I feel like Season 2 offers even more commentary on modern relationships — how we love each other and ourselves in the world amidst all this chaos. What do we learn from Mae and George’s relationship and also their individual journeys?
MM: Hmm. Well, I like the ambiguity of whether or not they are right for each other, ultimately. I guess the main thing they have to learn if they’re going to make it work is that they can’t make each other happy without doing some work on themselves first. I mean, I know it’s generally understood in the world that you have to love yourself before you can love somebody else, but it’s easier said than done. I think it’s taken me a while to realize that in my own life.
I love Phil’s storyline this season. It’s so moving. Tell me a bit about how you guys developed his character and where he ends up. I’ve been thinking a lot about the importance of chosen families as we get older . . .
MM: We loved having the space to really think about Phil this season. We never wanted him to be simply a “kooky flatmate”-type character, and we knew that there was real depth and sadness to him because why else would the stakes feel so high with him in Season 1 when he was so desperate for Mae and George to stay together? He was always really invested in building a family in the house. It’s such a joy to write for Phil Burgers, who plays Phil. He has the most amazing presence, and looking into his eyes is like jumping into a whirlpool in the Bermuda Triangle: It’s wild and there’s a lot going on. I love him.
If the show was a poem, what poem would it be?
MM: I’m a big poetry person, as you know, so I’ve sat for about an hour mulling this over and I still can’t definitely decide. I’m going to go with this Rainer Maria Rilke poem, but I have about six runners-up that I wish I could include. Here’s the Rilke: “Again and again, however we know the landscape of love / and the little churchyard there, with its sorrowing names, / and the frighteningly silent abyss into which the others / fall: again and again the two of us walk out together / under the ancient trees, lie down again and again / among the flowers, face to face with the sky.”
This season explores P.T.S.D. so well and helps normalize the experience of living with trauma on a daily basis. It’s definitely something we all need to be talking about more. What would you say to people struggling with it to help them get through day to day?
MM: Therapy = key. Other than that, call it what it is, let people in, give yourself a break.
If you were stuck on a desert island with one character from the show and one prop, who and what?

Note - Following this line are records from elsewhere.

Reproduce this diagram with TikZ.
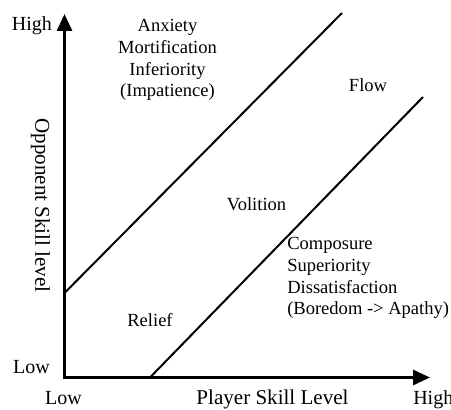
\documentclass[tikz,border=0pt]{standalone}
\usepackage{fontspec}
\setmainfont{Liberation Serif}
\usetikzlibrary{arrows.meta}
\begin{document}
\begin{tikzpicture}[x=0.75pt,y=-0.75pt,
  axis/.style={line width=2.25pt,line join=miter,{Triangle[length=12.75pt,width=11.25pt]}-{Triangle[length=12.75pt,width=11.25pt]}},
  diag/.style={line width=1.5pt},
  region/.style={inner sep=0pt,font=\fontsize{13.9}{16.3}\selectfont},
  hl/.style={inner sep=0pt,font=\fontsize{15}{18}\selectfont},
  title/.style={inner sep=0pt,font=\fontsize{15.8}{19}\selectfont}]
\useasboundingbox (0,0) rectangle (451,410);
\coordinate (ytip) at (64.5,14);
\coordinate (origin) at (64.5,377.5);
\coordinate (xtip) at (430,377.5);
\coordinate (a1) at (64.5,293);
\coordinate (a2) at (342,13);
\coordinate (b1) at (150,377.5);
\coordinate (b2) at (423,97);
\draw[axis] (ytip) -- (origin) -- (xtip);
\draw[diag] (a1) -- (a2);
\draw[diag] (b1) -- (b2);
\node[hl,anchor=base] (yhigh) at (32,31) {High};
\node[hl,anchor=base] (ylow) at (31.5,374) {Low};
\node[hl,anchor=base] (xlow) at (63.5,405) {Low};
\node[hl,anchor=base west] (xhigh) at (413,405) {High};
\node[title,anchor=base] (xtitle) at (272.5,405) {Player Skill Level};
\node[title,rotate=-90] (ytitle) at (40.5,205.5) {Opponent Skill level};
\node[region,anchor=base,align=center] (anx) at (167.5,97) {Anxiety\\Mortification\\Inferiority\\(Impatience)};
\node[region,anchor=base] (flow) at (368,92) {Flow};
\node[region,anchor=base] (vol) at (256.5,211) {Volition};
\node[region,anchor=base] (rel) at (150,327) {Relief};
\node[region,anchor=base west,align=left] (comp) at (287,315) {Composure\\Superiority\\Dissatisfaction\\(Boredom -> Apathy)};
\end{tikzpicture}
\end{document}
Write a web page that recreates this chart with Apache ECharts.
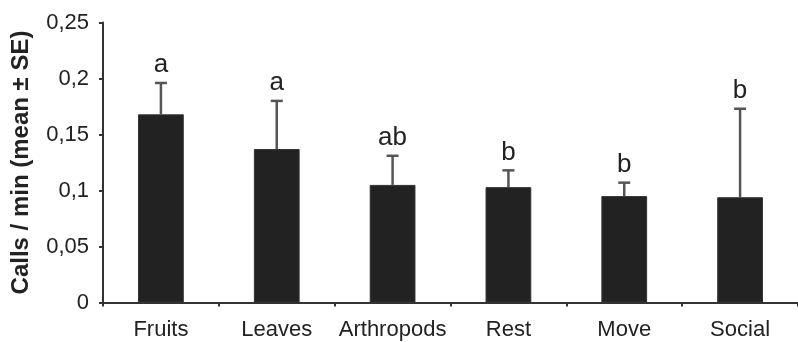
<!DOCTYPE html>
<html>
<head>
<meta charset="utf-8">
<script src="https://cdn.jsdelivr.net/npm/echarts@6/dist/echarts.min.js"></script>
<style>
  html, body { margin: 0; padding: 0; background: #fff; }
  #chart { width: 798px; height: 342px; }
</style>
</head>
<body>
<div id="chart"></div>
<script>
// Call rate per activity (mean ± SE), with significance-group letters
const categories = ['Fruits', 'Leaves', 'Arthropods', 'Rest', 'Move', 'Social'];
const meanRate = [0.168, 0.137, 0.105, 0.103, 0.095, 0.094];
const seRate = [0.028, 0.043, 0.026, 0.015, 0.012, 0.079];
const groupLetters = ['a', 'a', 'ab', 'b', 'b', 'b'];
const yTickLabels = ['0', '0,05', '0,1', '0,15', '0,2', '0,25'];

const FONT = '"Liberation Sans", Arial, Helvetica, sans-serif';
const INK = '#222';

const errorData = categories.map((c, i) => [i, meanRate[i], meanRate[i] + seRate[i]]);

const chart = echarts.init(document.getElementById('chart'), null, { renderer: 'canvas' });

chart.setOption({
  backgroundColor: '#fff',
  animation: false,
  grid: { left: 103, right: -4, top: 22.5, bottom: 39.5, containLabel: false },
  xAxis: {
    type: 'category',
    data: categories,
    axisLine: { lineStyle: { color: '#333', width: 2 } },
    axisTick: { show: true, length: 4, lineStyle: { color: '#333', width: 2 } },
    axisLabel: { color: INK, fontFamily: FONT, fontSize: 22, margin: 16, interval: 0 }
  },
  yAxis: {
    type: 'value',
    min: 0,
    max: 0.25,
    interval: 0.05,
    name: 'Calls / min (mean ± SE)',
    nameLocation: 'middle',
    nameGap: 70,
    nameTextStyle: { color: INK, fontFamily: FONT, fontSize: 24, fontWeight: 'bold' },
    splitLine: { show: false },
    axisLine: { show: true, lineStyle: { color: '#333', width: 2 } },
    axisTick: { show: true, length: 4, lineStyle: { color: '#333', width: 2 } },
    axisLabel: {
      color: INK, fontFamily: FONT, fontSize: 22, margin: 14,
      formatter: v => yTickLabels[Math.round(v / 0.05)]
    }
  },
  series: [
    {
      type: 'bar',
      data: meanRate,
      barWidth: '39.5%',
      itemStyle: { color: '#222', borderColor: '#333', borderWidth: 1 },
      z: 2
    },
    {
      type: 'custom',
      data: errorData,
      z: 3,
      renderItem(params, api) {
        const i = api.value(0);
        const base = api.coord([i, api.value(1)]);
        const tip = api.coord([i, api.value(2)]);
        const half = 6;
        const stroke = { stroke: '#555', lineWidth: 2.5 };
        return {
          type: 'group',
          children: [
            { type: 'line', shape: { x1: base[0], y1: base[1], x2: tip[0], y2: tip[1] }, style: stroke },
            { type: 'line', shape: { x1: tip[0] - half, y1: tip[1], x2: tip[0] + half, y2: tip[1] }, style: stroke },
            {
              type: 'text',
              x: tip[0],
              y: tip[1] - 5,
              style: {
                text: groupLetters[i],
                fill: INK,
                font: '26px ' + FONT,
                align: 'center',
                verticalAlign: 'bottom'
              }
            }
          ]
        };
      }
    }
  ]
});
</script>
</body>
</html>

MM: It would be bizarre if I didn’t choose the fantasy girlfriend I wrote for myself, so one hundred percent George. And prop would be the bucket of worms from Season 1. Worms for bait to use on the island to catch fish to provide for myself and George.
You have many amazing jumpers this season. Did you have a favorite?
MM: Thanks for noticing. I know we share a love of a simple cotton hoodie, ideally gray or black. I wore a jumper that says “bonsai” on it, which was a fluke find in a vintage shop, and I like it because there is a running theme in this season about bonsai trees.
What’s cookin’ next?
MM: Gonna have a bath and do this V.R. game where I’m a mouse and I’m battling crabs.
If you and I were to play any two characters in a show or a film, what would they be?
MM: My first instinct was “Hanson biopic,” but I don’t know who would play the third brother. We’d also be quite good at playing Jedward. But actually, I think we could do a pretty great remake of My Own Private Idaho starring River Phoenix and Keanu Reeves. The campfire scene is one of my all-time favorite scenes.